I would be shocked if I was unable to solve 4th grade math homework with any of the contemporary frontier models. I spend most days using them to do significantly more complex things than that.

  • If they took a blurry photo of the piece of paper and uploaded to chatGPT saying "solve this" then I would totally believe it. The frontier models are mostly obnoxiously bad at OCR and properly ingesting what's on an image of a page.

    If you write out the 4th grade math problem, they would have no trouble.

> You just know nothing about math and are happy to parrot bullshit AI salesmen are selling you.

Not the parent poster here. I do know things about math. I wrote a few papers related to the unit distance problem (https://arxiv.org/abs/2311.10069, https://arxiv.org/abs/2406.15317) and spent quite some time trying to solve it. I had no chance of coming up with the proof that the spicy autocomplete came up with. Dumb benchmark, sure.

  • LLMs are good with symbolic manipulation but can't reason.

    You can skirt around not reasoning in research math because so much of it is just extremely tedious symbolic manipulation.
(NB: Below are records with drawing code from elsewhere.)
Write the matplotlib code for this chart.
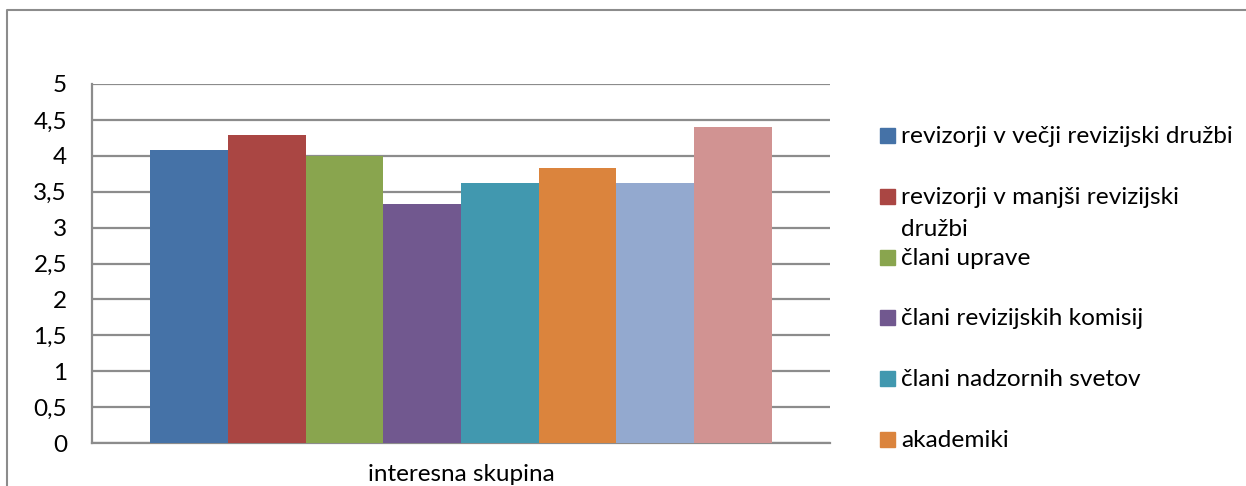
import matplotlib.pyplot as plt
from matplotlib.lines import Line2D
from matplotlib.patches import Rectangle

plt.rcParams['font.family'] = ['Lato', 'DejaVu Sans']

# mean score per interest group
scores = [4.08, 4.29, 4.00, 3.33, 3.62, 3.83, 3.62, 4.40]
colors = ['#4572a7', '#aa4643', '#89a54e', '#71588f',
          '#4198af', '#db843d', '#93a9cf', '#d19392']
# legend entries that fit inside the chart frame
legend_labels = ['revizorji v večji revizijski družbi',
                 'revizorji v manjši revizijski\ndružbi',
                 'člani uprave',
                 'člani revizijskih komisij',
                 'člani nadzornih svetov',
                 'akademiki']
category = 'interesna skupina'
yticks = [0, 0.5, 1, 1.5, 2, 2.5, 3, 3.5, 4, 4.5, 5]
ytick_labels = ['0', '0,5', '1', '1,5', '2', '2,5', '3', '3,5', '4', '4,5', '5']

W, H = 1246, 486
fig = plt.figure(figsize=(W / 100, H / 100), dpi=100)

# chart frame (only top and left edge visible)
fig.add_artist(Line2D([7 / W, 7 / W, 1.0], [0.0, 1 - 10 / H, 1 - 10 / H],
                      transform=fig.transFigure, color='#8c8c8c', lw=1.5))

ax = fig.add_axes([92 / W, 43 / H, 738 / W, 359 / H])
x = list(range(len(scores)))
ax.bar(x, scores, width=1.0, color=colors, zorder=3)

ax.set_ylim(0, 5)
ax.set_xlim(-1.246, len(scores) - 1 + 1.246)
ax.set_yticks(yticks)
ax.set_yticklabels(ytick_labels, fontsize=17.5)
ax.yaxis.grid(True, color='#8c8c8c', lw=1.6, zorder=0)
ax.tick_params(axis='y', length=0, pad=18)
ax.set_xticks([(len(scores) - 1) / 2])
ax.set_xticklabels([category], fontsize=17.5)
ax.tick_params(axis='x', length=0, pad=15)

for side in ('top', 'right'):
    ax.spines[side].set_visible(False)
for side in ('left', 'bottom'):
    ax.spines[side].set_color('#8c8c8c')
    ax.spines[side].set_linewidth(1.6)

# legend drawn by hand so wrapped labels keep the marker on the first line
for i, label in enumerate(legend_labels):
    y_bot = 143 + 60.8 * i
    fig.add_artist(Rectangle((880 / W, 1 - y_bot / H), 15 / W, 15 / H,
                             transform=fig.transFigure, color=colors[i]))
    for k, line in enumerate(label.split('\n')):
        fig.text(901 / W, 1 - (y_bot + 32 * k) / H, line, fontsize=17.6,
                 va='baseline', ha='left')

fig.savefig('out.png', dpi=100)
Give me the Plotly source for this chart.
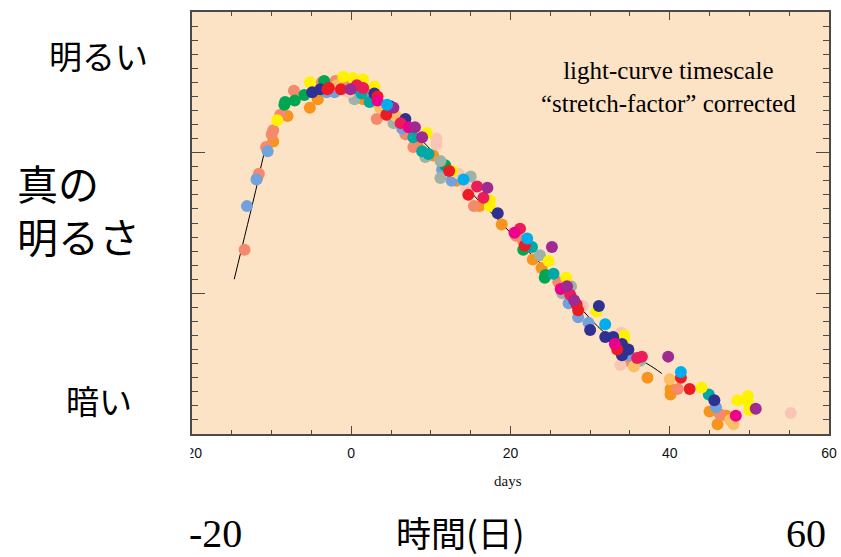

    You can't cheat with advanced fourth grade math, though. They don't know algebra yet and can't substitute verbosity for reasoning.

Reasoning models with access to Python have been able to solve 4th grade math homework for over a year now. Prove me wrong: show me a 4th grade math problem they can't handle.

  • > show me a 4th grade math problem they can't handle

    Sure.

    "8 7 6 5 4 3 2 1 - add minus signs and parenthesis to get 31."

    P.S. There is an answer online and some LLMs will just copy it verbatim. This doesn't count.